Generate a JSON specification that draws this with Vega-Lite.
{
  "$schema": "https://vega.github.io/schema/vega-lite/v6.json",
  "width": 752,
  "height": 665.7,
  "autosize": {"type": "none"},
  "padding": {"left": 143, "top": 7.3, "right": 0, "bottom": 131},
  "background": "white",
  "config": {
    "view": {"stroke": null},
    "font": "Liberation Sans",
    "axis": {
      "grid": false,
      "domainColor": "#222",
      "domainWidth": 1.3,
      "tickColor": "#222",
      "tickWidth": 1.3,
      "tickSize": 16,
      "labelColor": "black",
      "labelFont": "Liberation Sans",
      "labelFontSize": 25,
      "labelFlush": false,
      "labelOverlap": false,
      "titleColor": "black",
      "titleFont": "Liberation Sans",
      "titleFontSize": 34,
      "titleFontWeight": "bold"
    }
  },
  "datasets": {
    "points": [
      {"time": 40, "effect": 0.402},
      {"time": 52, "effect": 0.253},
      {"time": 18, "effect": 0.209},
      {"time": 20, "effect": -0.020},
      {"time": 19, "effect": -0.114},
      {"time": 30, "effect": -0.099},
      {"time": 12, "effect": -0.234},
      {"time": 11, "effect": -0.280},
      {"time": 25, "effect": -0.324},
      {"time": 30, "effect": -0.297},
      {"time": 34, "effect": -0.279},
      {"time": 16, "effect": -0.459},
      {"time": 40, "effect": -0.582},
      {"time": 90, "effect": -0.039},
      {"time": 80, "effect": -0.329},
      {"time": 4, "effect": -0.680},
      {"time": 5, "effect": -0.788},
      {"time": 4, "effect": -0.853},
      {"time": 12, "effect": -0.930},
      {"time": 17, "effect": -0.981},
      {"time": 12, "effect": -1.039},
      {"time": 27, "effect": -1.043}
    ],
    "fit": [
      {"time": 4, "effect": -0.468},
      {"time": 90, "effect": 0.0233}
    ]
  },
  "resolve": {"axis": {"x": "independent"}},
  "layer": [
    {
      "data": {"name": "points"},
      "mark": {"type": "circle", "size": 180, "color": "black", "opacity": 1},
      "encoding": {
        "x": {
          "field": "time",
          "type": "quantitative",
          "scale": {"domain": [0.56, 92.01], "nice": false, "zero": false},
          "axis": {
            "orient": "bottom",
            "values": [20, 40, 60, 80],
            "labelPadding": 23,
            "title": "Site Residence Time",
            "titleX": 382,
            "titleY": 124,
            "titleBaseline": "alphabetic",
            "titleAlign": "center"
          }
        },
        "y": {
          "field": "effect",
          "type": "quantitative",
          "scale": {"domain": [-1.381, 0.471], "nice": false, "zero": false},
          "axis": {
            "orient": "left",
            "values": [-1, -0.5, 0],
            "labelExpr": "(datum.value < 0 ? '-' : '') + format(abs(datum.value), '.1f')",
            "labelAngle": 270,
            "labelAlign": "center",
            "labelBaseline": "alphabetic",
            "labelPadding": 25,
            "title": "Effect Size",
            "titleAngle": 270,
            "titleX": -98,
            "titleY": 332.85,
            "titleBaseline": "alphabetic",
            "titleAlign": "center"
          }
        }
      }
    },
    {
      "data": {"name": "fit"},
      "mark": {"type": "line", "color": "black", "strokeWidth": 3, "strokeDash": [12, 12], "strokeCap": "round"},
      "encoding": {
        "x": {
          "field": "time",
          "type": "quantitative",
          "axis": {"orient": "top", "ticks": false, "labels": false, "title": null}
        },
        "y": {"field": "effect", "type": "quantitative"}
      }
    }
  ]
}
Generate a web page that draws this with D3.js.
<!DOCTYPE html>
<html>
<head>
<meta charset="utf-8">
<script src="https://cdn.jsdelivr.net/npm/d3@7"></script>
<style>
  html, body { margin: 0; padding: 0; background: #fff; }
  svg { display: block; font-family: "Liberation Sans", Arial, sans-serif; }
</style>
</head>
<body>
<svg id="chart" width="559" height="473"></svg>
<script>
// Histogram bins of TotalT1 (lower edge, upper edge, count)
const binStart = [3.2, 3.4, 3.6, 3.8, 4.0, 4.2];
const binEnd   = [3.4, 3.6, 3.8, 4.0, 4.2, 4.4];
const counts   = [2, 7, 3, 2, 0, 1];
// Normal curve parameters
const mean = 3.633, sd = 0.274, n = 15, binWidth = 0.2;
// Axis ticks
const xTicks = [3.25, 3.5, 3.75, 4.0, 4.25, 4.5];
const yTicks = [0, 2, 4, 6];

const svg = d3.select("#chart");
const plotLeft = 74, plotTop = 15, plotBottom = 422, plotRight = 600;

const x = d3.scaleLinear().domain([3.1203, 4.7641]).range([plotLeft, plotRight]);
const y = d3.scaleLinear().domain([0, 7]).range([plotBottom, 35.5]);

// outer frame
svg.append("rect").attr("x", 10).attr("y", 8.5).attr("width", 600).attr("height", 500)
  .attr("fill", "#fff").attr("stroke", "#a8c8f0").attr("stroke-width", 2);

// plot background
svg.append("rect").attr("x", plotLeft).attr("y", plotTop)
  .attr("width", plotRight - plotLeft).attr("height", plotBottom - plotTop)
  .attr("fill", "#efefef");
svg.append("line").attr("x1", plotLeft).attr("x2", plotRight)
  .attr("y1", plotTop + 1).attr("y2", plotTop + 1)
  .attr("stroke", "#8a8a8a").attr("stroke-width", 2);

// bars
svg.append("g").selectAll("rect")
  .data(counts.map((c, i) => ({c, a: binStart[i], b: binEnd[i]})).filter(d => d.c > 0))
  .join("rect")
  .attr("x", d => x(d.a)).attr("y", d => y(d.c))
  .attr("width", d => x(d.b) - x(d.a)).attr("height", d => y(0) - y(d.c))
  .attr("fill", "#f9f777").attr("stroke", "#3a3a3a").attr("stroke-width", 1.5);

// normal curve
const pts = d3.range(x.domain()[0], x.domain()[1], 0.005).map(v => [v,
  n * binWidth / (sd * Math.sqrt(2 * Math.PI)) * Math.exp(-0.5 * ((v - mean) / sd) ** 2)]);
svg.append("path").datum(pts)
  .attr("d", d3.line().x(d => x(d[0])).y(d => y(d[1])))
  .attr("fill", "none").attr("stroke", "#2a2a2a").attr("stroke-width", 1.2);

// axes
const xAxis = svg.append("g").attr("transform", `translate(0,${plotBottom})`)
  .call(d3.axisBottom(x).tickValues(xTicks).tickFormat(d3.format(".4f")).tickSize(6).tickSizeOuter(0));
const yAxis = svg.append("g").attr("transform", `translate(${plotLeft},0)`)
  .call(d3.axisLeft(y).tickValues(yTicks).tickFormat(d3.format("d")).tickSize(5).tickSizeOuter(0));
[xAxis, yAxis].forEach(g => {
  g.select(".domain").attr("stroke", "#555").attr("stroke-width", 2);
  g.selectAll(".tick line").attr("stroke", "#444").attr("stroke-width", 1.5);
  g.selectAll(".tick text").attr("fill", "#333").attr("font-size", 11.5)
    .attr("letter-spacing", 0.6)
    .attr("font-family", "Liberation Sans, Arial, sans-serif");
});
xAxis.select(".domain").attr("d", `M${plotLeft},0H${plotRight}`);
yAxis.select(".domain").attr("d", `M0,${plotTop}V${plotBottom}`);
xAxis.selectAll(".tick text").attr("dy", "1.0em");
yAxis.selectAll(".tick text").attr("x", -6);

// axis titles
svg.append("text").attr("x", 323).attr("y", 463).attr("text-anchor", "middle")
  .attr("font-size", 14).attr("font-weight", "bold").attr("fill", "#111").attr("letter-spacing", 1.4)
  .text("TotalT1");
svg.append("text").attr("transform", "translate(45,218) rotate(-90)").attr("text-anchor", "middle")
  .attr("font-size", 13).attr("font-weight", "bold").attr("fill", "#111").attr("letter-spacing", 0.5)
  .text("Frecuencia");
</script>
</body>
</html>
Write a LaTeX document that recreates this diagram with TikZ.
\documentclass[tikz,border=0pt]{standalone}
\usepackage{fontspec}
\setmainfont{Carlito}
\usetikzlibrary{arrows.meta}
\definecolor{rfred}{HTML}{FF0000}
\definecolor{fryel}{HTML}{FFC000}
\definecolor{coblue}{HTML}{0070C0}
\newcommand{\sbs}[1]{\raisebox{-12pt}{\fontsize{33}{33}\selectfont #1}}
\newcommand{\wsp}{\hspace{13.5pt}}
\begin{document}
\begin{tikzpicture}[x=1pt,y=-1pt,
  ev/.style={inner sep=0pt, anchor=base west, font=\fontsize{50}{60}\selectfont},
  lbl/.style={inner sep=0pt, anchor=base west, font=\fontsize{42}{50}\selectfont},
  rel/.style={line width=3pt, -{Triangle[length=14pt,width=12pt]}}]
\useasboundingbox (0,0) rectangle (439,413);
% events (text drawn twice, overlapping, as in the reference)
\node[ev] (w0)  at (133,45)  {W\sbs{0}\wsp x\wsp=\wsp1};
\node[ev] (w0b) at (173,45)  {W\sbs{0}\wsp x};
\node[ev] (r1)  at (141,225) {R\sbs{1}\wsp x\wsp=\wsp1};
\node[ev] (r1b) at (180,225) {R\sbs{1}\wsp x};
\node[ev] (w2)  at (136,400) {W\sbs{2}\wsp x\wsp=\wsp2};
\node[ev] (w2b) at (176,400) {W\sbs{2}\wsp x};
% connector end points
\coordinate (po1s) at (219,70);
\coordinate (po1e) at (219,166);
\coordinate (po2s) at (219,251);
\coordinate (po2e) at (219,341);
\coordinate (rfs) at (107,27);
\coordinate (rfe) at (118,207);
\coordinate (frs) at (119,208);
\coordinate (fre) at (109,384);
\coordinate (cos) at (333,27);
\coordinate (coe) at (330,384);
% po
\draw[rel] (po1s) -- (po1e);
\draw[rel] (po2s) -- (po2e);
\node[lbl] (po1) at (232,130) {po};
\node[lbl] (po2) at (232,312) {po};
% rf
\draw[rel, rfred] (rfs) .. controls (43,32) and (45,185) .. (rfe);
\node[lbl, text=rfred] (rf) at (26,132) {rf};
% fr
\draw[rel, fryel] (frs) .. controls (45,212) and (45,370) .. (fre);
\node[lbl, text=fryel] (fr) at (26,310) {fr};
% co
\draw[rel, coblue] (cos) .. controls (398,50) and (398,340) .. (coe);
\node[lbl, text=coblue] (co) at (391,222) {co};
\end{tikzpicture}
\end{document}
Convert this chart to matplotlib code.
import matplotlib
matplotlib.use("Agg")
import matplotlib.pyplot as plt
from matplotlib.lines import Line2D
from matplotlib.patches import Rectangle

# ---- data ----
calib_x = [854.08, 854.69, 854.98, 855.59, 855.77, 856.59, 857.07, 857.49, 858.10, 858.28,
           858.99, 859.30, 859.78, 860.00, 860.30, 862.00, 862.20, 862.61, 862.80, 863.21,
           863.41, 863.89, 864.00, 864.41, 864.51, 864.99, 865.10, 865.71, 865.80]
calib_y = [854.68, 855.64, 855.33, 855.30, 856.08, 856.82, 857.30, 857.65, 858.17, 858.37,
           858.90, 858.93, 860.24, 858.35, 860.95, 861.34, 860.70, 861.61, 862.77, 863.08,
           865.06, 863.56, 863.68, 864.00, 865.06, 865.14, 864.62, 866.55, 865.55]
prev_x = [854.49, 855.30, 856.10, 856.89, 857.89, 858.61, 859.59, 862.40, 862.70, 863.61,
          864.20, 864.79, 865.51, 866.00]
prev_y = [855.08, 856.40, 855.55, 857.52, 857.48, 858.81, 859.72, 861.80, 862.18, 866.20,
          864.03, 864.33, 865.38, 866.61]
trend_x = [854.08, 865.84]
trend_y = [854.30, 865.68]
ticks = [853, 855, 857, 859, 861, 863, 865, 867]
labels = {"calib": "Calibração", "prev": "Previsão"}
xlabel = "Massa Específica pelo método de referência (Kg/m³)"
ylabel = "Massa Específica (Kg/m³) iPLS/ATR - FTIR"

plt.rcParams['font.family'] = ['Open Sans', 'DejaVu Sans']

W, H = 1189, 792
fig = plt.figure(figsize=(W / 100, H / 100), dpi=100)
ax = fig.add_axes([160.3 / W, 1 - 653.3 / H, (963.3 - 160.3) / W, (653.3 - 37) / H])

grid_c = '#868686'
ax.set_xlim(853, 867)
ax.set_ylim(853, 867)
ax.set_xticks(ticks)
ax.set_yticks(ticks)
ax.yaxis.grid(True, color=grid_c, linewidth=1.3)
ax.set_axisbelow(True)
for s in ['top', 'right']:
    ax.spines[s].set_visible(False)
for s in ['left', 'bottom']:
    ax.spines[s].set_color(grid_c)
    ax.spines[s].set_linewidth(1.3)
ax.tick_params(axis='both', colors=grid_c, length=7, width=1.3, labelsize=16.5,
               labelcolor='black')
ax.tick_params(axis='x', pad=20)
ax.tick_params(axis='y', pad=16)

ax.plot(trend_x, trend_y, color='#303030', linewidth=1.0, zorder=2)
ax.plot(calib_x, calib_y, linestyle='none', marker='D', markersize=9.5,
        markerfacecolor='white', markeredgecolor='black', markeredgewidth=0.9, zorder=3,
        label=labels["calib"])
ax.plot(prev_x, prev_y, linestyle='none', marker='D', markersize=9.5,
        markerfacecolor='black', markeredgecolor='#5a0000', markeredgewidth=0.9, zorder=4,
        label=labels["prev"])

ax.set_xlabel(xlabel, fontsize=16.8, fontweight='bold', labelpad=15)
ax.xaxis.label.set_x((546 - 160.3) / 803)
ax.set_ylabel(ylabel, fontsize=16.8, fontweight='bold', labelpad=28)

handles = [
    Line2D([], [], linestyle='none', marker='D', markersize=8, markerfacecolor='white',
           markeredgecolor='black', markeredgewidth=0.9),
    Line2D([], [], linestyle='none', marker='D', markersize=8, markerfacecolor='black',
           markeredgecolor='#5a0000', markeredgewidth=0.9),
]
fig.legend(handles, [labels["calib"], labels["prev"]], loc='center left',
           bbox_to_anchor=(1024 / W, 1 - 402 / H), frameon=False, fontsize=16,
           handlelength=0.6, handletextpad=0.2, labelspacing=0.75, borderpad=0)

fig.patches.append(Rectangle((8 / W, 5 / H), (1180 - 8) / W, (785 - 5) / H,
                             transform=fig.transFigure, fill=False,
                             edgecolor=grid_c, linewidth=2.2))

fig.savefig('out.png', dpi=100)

========

What is needed | Filter the listing above for the string "draws" and copy every matching line.

Exercise solution |
Generate a JSON specification that draws this with Vega-Lite.
Generate a web page that draws this with D3.js.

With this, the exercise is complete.